Когда она кончила, Малянтович попросил председателя предложить «свидетельнице» указать подсудимого Деготя, которого она, по ее словам, хорошо знала. Председатель предлагает ей сделать это. «Свидетельница» смотрит на нас и указывает на… Штульмана. С таким же успехом она «узнавала» и других товарищей, что было вполне естественно, так как никогда не видела нас.
В прекрасных речах Малянтович и Александров разбили наголову прокурора, легко доказав, что все обвинение основано на доносах.
Однако, несмотря на эти убедительные речи, приговор был очень суровый. Только 6 человек были оправданы. Остальные получили каторгу и вечную ссылку. Штульман — 4 года каторги, Модестов — 6 лет, я и другие товарищи — по 8 лет каторги с заменой вечной ссылкой в Сибирь; замена эта мотивировалась нашей молодостью и легкомыслием.
Модестов бледен, но спокойно произнес:
— Приговор вынесен по совести, мы бы им вынесли и не такие еще приговоры.
Освобожденные радовались, а нас отправили снова в тюрьму и рассадили по камерам. Агеев был еле жив. Видно было, что он вряд ли доживет до ссылки.
По дороге в ссылку
Жена моя начала хлопотать о разрешении следовать за мной в ссылку, но губернатор Толмачев старался отговорить ее от этого намерения. Ее вызвал к себе чиновник особых поручений и пытался убедить в том, что она не знает, на что идет. Он говорил ей, что она еще слишком молода и не представляет себе, что ждет ее в Сибири.
— По закону вы можете получить развод, — сказал он.
Получив решительный отпор, он переменил разговор, заметив, что предупреждает ее только по своей гуманности. После долгих хлопот она получила, наконец, разрешение ехать со мной.
Нас отправили в конце мая, без предупреждения об этом.

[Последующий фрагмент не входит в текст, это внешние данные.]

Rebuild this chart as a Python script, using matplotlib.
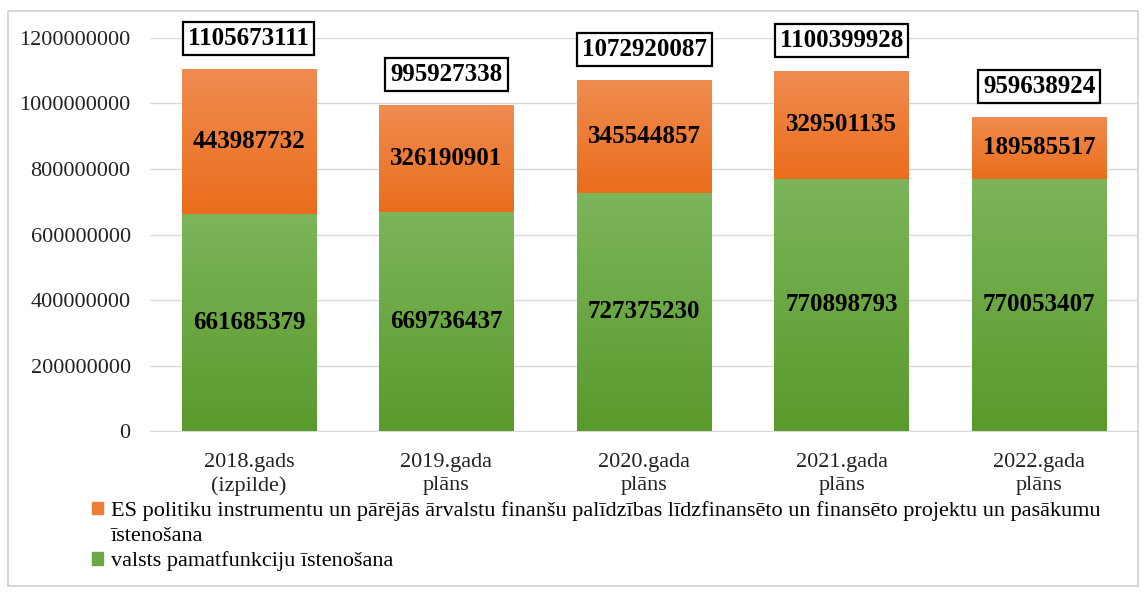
import matplotlib.pyplot as plt
import numpy as np
from matplotlib.colors import LinearSegmentedColormap
from matplotlib.patches import Rectangle, Patch

categories = ["2018.gads\n(izpilde)", "2019.gada\nplāns", "2020.gada\nplāns",
              "2021.gada\nplāns", "2022.gada\nplāns"]
valsts = [661685379, 669736437, 727375230, 770898793, 770053407]
es_proj = [443987732, 326190901, 345544857, 329501135, 189585517]
totals = [1105673111, 995927338, 1072920087, 1100399928, 959638924]

label_es = "ES politiku instrumentu un pārējās ārvalstu finanšu palīdzības līdzfinansēto un finansēto projektu un pasākumu"
label_es_cont = "īstenošana"
label_valsts = "valsts pamatfunkciju īstenošana"

plt.rcParams['font.family'] = ['Liberation Serif', 'DejaVu Serif']

fig = plt.figure(figsize=(11.46, 5.93), dpi=100)
ax = fig.add_axes([0.131, 0.273, 0.862, 0.663])

x = np.arange(len(categories))
w = 0.68

green_cm = LinearSegmentedColormap.from_list("g", ["#5a9a2c", "#7cb55a"])
orange_cm = LinearSegmentedColormap.from_list("o", ["#ea6d1c", "#f08c50"])
grad = np.linspace(0, 1, 256).reshape(-1, 1)

bars_g = ax.bar(x, valsts, w, color="#6aa843", zorder=2)
bars_o = ax.bar(x, es_proj, w, bottom=valsts, color="#ee7d36", zorder=2)

for bars, cm in ((bars_g, green_cm), (bars_o, orange_cm)):
    for b in bars:
        x0, y0 = b.get_x(), b.get_y()
        im = ax.imshow(grad, cmap=cm, origin="lower", aspect="auto",
                       extent=(x0, x0 + b.get_width(), y0, y0 + b.get_height()), zorder=3)
        im.set_clip_path(b)

for i in range(len(categories)):
    ax.text(x[i], valsts[i] / 2, f"{valsts[i]}", ha="center", va="center",
            fontsize=18, fontweight="bold", zorder=5)
    ax.text(x[i], valsts[i] + es_proj[i] / 2, f"{es_proj[i]}", ha="center", va="center",
            fontsize=18, fontweight="bold", zorder=5)
    ax.text(x[i], totals[i] + 0.092e9, f"{totals[i]}", ha="center", va="center",
            fontsize=18, fontweight="bold", zorder=5, clip_on=False,
            bbox=dict(boxstyle="square,pad=0.2", fc="white", ec="black", lw=1.6))

ax.set_xlim(-0.5, 4.5)
ax.set_ylim(0, 1.2e9)
yt = np.arange(0, 1.2e9 + 1, 2e8)
ax.set_yticks(yt)
ax.set_yticklabels([f"{int(v)}" for v in yt], fontsize=16, color="#222222")
ax.set_xticks(x)
ax.set_xticklabels(categories, fontsize=16, color="#222222", linespacing=1.28)
ax.yaxis.grid(True, color="#d9d9d9", lw=1, zorder=0)
ax.tick_params(length=0)
ax.tick_params(axis="y", pad=14)
ax.tick_params(axis="x", pad=16)
for s in ["top", "right", "left"]:
    ax.spines[s].set_visible(False)
ax.spines["bottom"].set_color("#d9d9d9")

handles = [Patch(color="#ee7d36"), Patch(color="none"), Patch(color="#6aa843")]
fig.legend(handles, [label_es, label_es_cont, label_valsts], loc="upper left",
           bbox_to_anchor=(0.08, 0.155), frameon=False, fontsize=16,
           handlelength=0.5, handleheight=0.5, handletextpad=0.35,
           labelspacing=0.25, borderaxespad=0, borderpad=0)

fig.add_artist(Rectangle((0.007, 0.012), 0.986, 0.97, transform=fig.transFigure,
                         fill=False, ec="#d0d0d0", lw=1.2))

fig.savefig("out.png", dpi=100)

Однажды меня вызвали в контору, где были собраны все товарищи, уже переодетые в арестантское платье. Мне велели раздеться догола. Отобрали пару белья из грубого холста, арестантский халат, шапку и коты. На дворе нас ждал конвой, который надел на нас ручные кандалы. Из всех арестантов и арестанток выделялась моя жена в «вольной» одежде. Она считалась арестованной, несмотря на то, что следовала добровольно. Коты никому не приходились на ногу: одним были очень малы, другим велики. По окончании этой процедуры нам приказали выстроиться. Затем начальник конвоя стал вызывать каждого из нас, задавая трафаретные вопросы: имя, фамилия, есть ли коты, халат и другие казенные вещи. Все это делалось в самой грубой форме, как бы с целью подчеркнуть, что мы, мол, ссыльные и с нами можно не церемониться. В конце-концов нас под усиленным конвоем повели на вокзал. По дороге я несколько раз получал удары прикладом, так как не шел «в затылок», а мне было очень трудно итти, потому что коты спадали с ног. На удары я отвечал протестами, за которые получал новые удары.
Нас провожали сотни людей, между которыми было много знакомых рабочих, посылавших нам сочувственные жесты. Под громкую команду солдат — «В затылок, в затылок!» мы, наконец, дошли до вокзала. Как водится, нас посадили в специальные арестантские вагоны и отправили в Киев. Жена моя поместилась со мной.